El objeto se estrelló en el suelo.
Abrió una zanja en la ladera, frente al
cenote
. Charis comprendió que la caja les habría caído encima si Oda no se hubiera alejado instintivamente del
cenote
.
Charis y Oda se levantaron con cautela.
La caja debía de haber perdido aceleración. Estaba caliente, pero no tanto como para incendiar los árboles rotos que la rodeaban. Las hojas trituradas despedían vapor.
El ruido había cesado.
Charis y Oda se acercaron a diez alturas-de-hombre del objeto. Charis articuló su pensamiento más nítido y lo dirigió hacia la caja:
—
¿Quién eres?
Obviamente, el ser que estaba dentro no recibió el mensaje con claridad. Soltó un pensamiento salvaje, dirigido a los seres vivos en general.
—
¡Tontos, tontos, ayudadme! ¡Sacadme de aquí!
Oda captó el pensamiento, y también Charis. Oda intervino mentalmente y Charis se asombró de la nitidez y la fuerza de su pregunta. Era sencilla, pero con una bella energía. Oda pensó la idea adecuada:
—
¿Cómo?
Otro farfulleo frenético y exigente llegó desde la caja:
—
Las asas, tontos. Las asas del exterior, ¡Coged las asas y sacadme de aquí!
Charis y Oda se miraron. Charis no estaba seguro de querer «sacar» a aquella criatura. Luego reflexionó. Probablemente la hostilidad que irradiaba la caja fuera sólo el resultado del encierro. A él no le habría gustado permanecer encarcelado de este modo.
Charis y Oda avanzaron juntos por entre la vegetación rota, acercándose cautelosamente a la caja. Era negra y vieja; tenía el aspecto de algo que los mayores llamaban «hierro» y jamás tocaban. Vieron las asas, melladas y peladas.
Esbozando una sonrisa, Charis hizo una seña a su hermana. Cada cual cogió un asa y tiró.
Los costados de la caja crujieron. La temperatura del hierro era intensa pero tolerable. Con un gruñido herrumbrado, la vieja portezuela se abrió.
Miraron dentro de la caja.
Había una mujer joven.
No tenía pelambrera, sólo cabello largo en la cabeza.
En vez de pelambrera, llevaba cosas raras y blandas sobre el cuerpo, pero cuando la joven se incorporó, las cosas se desintegraron.
Al principio la muchacha parecía asustada, pero cuando vio a Oda y Charis se echó a reír. Pensó, con claridad y cierta crueldad:
—
Supongo que no debo preocuparme por el pudor delante de dos cachorros.
El pensamiento no molestó a Oda, pero hirió los sentimientos de Charis.

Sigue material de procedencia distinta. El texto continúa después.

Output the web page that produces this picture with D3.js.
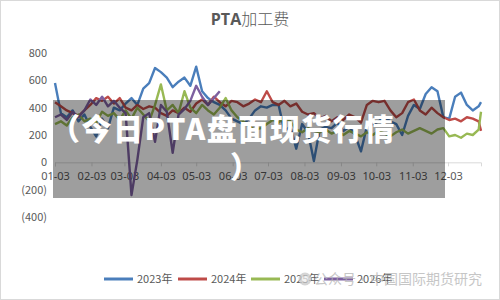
<!DOCTYPE html>
<html>
<head>
<meta charset="utf-8">
<script src="https://cdn.jsdelivr.net/npm/d3@7"></script>
<style>
  body { margin: 0; background: #fff; }
  text { font-family: "Noto Sans CJK SC", "Noto Sans", sans-serif; }
</style>
</head>
<body>
<svg id="viz"></svg>
<script>
var width = 500;
var height = 300;

// dates (every 5 days), month tick labels
var dates = ["01-03","01-08","01-13","01-18","01-23","01-28","02-02","02-07","02-12","02-17","02-22","02-27",
  "03-04","03-09","03-14","03-19","03-24","03-29","04-03","04-08","04-13","04-18","04-23","04-28",
  "05-03","05-08","05-13","05-18","05-23","05-28","06-02","06-07","06-12","06-17","06-22","06-27",
  "07-02","07-07","07-12","07-17","07-22","07-27","08-01","08-06","08-11","08-16","08-21","08-26","08-31",
  "09-05","09-10","09-15","09-20","09-25","09-30","10-05","10-10","10-15","10-20","10-25","10-30",
  "11-04","11-09","11-14","11-19","11-24","11-29","12-04","12-09","12-14","12-19","12-24","12-29","12-31"];
var monthTicks = ["01-03","02-03","03-03","04-03","05-03","06-03","07-03","08-03","09-03","10-03","11-03","12-03"];
var yTicks = [800, 600, 400, 200, 0, -200, -400];

var names = ["2023年", "2024年", "2025年", "2026年"];
var colors = ["#4a7ebb", "#be4b48", "#98b954", "#7d60a0"];

var v2023 = [580,360,330,380,300,350,260,190,320,250,400,380,430,470,420,540,580,690,660,620,550,590,620,560,
  700,520,470,440,420,380,320,300,280,320,380,410,400,420,420,230,260,100,280,220,10,240,260,250,290,
  230,260,200,80,260,280,300,330,300,280,200,340,420,390,500,550,520,330,320,480,510,420,380,410,440];
var v2024 = [440,410,380,360,340,380,420,470,450,480,430,470,400,380,420,390,410,400,360,340,380,360,400,370,
  430,460,420,480,440,410,450,440,410,430,460,440,520,440,420,450,410,430,370,350,360,320,340,300,330,
  310,350,330,290,420,450,440,450,380,330,360,440,460,380,350,400,360,330,310,320,300,330,320,300,230];
var v2025 = [280,300,270,330,350,300,320,290,370,340,360,310,380,320,400,350,300,420,570,380,420,360,520,400,
  360,420,380,350,400,470,380,330,300,260,240,250,280,310,290,330,300,240,220,250,230,220,240,210,230,
  200,230,210,190,220,200,230,210,190,220,240,210,230,250,230,210,240,250,190,200,180,210,200,240,370];
var v2026 = [330,350,310,370,330,380,460,420,480,410,450,400,360,-240,20,330,360,150,420,370,70,350,390,450,
  560,480,420,470,520];

var series = [v2023, v2024, v2025, v2026];

var parse = d3.timeParse("%Y-%m-%d");
function toDate(s) { return parse("2023-" + s); }

var x = d3.scaleTime()
    .domain([toDate("01-03"), toDate("12-31")])
    .range([55, 481]);

var y = d3.scaleLinear()
    .domain([-400, 800])
    .range([217, 53]);

var svg = d3.select("#viz").attr("width", width).attr("height", height);

// outer frame
svg.append("rect")
    .attr("x", 0.5).attr("y", 0.5)
    .attr("width", width - 1).attr("height", height - 1)
    .attr("fill", "#fff")
    .attr("stroke", "#d9d9d9");

// title
var title = svg.append("text")
    .attr("x", 250).attr("y", 25)
    .attr("text-anchor", "middle")
    .attr("fill", "#595959")
    .style("font-size", "16px");
title.append("tspan").attr("font-weight", 700).style("font-family", "'Open Sans', sans-serif").text("PTA");
title.append("tspan").attr("font-weight", 300).text("加工费");

// y labels
svg.append("g").selectAll("text")
    .data(yTicks)
    .enter()
    .append("text")
    .attr("x", 47)
    .attr("y", function(d) { return y(d); })
    .attr("dy", "0.35em")
    .attr("text-anchor", "end")
    .attr("fill", "#595959")
    .style("font-size", "11px")
    .text(function(d) { return d < 0 ? "(" + (-d) + ")" : d; });

// x axis at zero
var xAxis = d3.axisBottom(x)
    .tickValues(monthTicks.map(toDate))
    .tickFormat(d3.timeFormat("%m-%d"))
    .tickSize(4)
    .tickPadding(6);

var gx = svg.append("g")
    .attr("transform", "translate(0," + y(0) + ")")
    .call(xAxis);
gx.select(".domain").attr("stroke", "#d9d9d9");
gx.selectAll(".tick line").attr("stroke", "#d9d9d9");
gx.selectAll(".tick text")
    .attr("fill", "#595959")
    .style("font-size", "11px")
    .style("font-family", "'Noto Sans', sans-serif");

// lines
var line = d3.line()
    .x(function(d, i) { return x(toDate(dates[i])); })
    .y(function(d) { return y(d); });

svg.append("g").selectAll("path")
    .data(series)
    .enter()
    .append("path")
    .attr("d", function(d) { return line(d); })
    .attr("fill", "none")
    .attr("stroke", function(d, i) { return colors[i]; })
    .attr("stroke-width", 2.4)
    .attr("stroke-linejoin", "round");

// legend
var legend = svg.append("g").selectAll("g")
    .data(names)
    .enter()
    .append("g")
    .attr("transform", function(d, i) { return "translate(" + [104, 178, 251, 324][i] + ",279)"; });
legend.append("line")
    .attr("x1", 0).attr("x2", 29)
    .attr("stroke", function(d, i) { return colors[i]; })
    .attr("stroke-width", 3);
legend.append("text")
    .attr("x", 33).attr("dy", "0.35em")
    .attr("fill", "#595959")
    .style("font-size", "11px")
    .text(function(d) { return d; });

// watermark
var wm = svg.append("g").attr("opacity", 0.75);
wm.append("circle").attr("cx", 305).attr("cy", 279).attr("r", 6.5).attr("fill", "#c8c8c8");
wm.append("circle").attr("cx", 305).attr("cy", 279).attr("r", 3).attr("fill", "#eee");
wm.append("text")
    .attr("x", 314).attr("y", 279).attr("dy", "0.35em")
    .attr("fill", "#b4b4b4")
    .style("font-size", "14px")
    .text("公众号·中国国际期货研究");

// overlay banner
svg.append("rect")
    .attr("x", 53).attr("y", 100)
    .attr("width", 392).attr("height", 98)
    .attr("fill", "rgba(0,0,0,0.38)");

svg.append("text")
    .attr("x", 50).attr("y", 140)
    .attr("fill", "#fff")
    .attr("font-weight", 900)
    .style("font-size", "30px")
    .style("letter-spacing", "1.5px")
    .text("（今日PTA盘面现货行情");
svg.append("text")
    .attr("x", 230).attr("y", 178)
    .attr("fill", "#fff")
    .attr("font-weight", 900)
    .style("font-size", "30px")
    .text("）");
</script>
</body>
</html>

La muchacha articuló unas palabras, pero no las comprendieron. Cada uno de ellos le cogió por un codo y la ayudaron a bajar.
Llegaron a la orilla del
cenote
y Oda indicó a la extraña muchacha que se sentara. Ella la obedeció y articuló algunas palabras más.
Oda estaba tan desconcertada como Charis, pero luego empezó a sonreír. Cuando la muchacha estaba en la caja se habían comunicado mediante la lingua. ¿Por qué no linguar de nuevo? El problema era que esa extraña muchacha parecía incapaz de dominar sus pensamientos, que se dirigían al mundo en general: el valle, el cielo de poniente, el
cenote
. No advertía que gritaba desaforadamente cada pensamiento.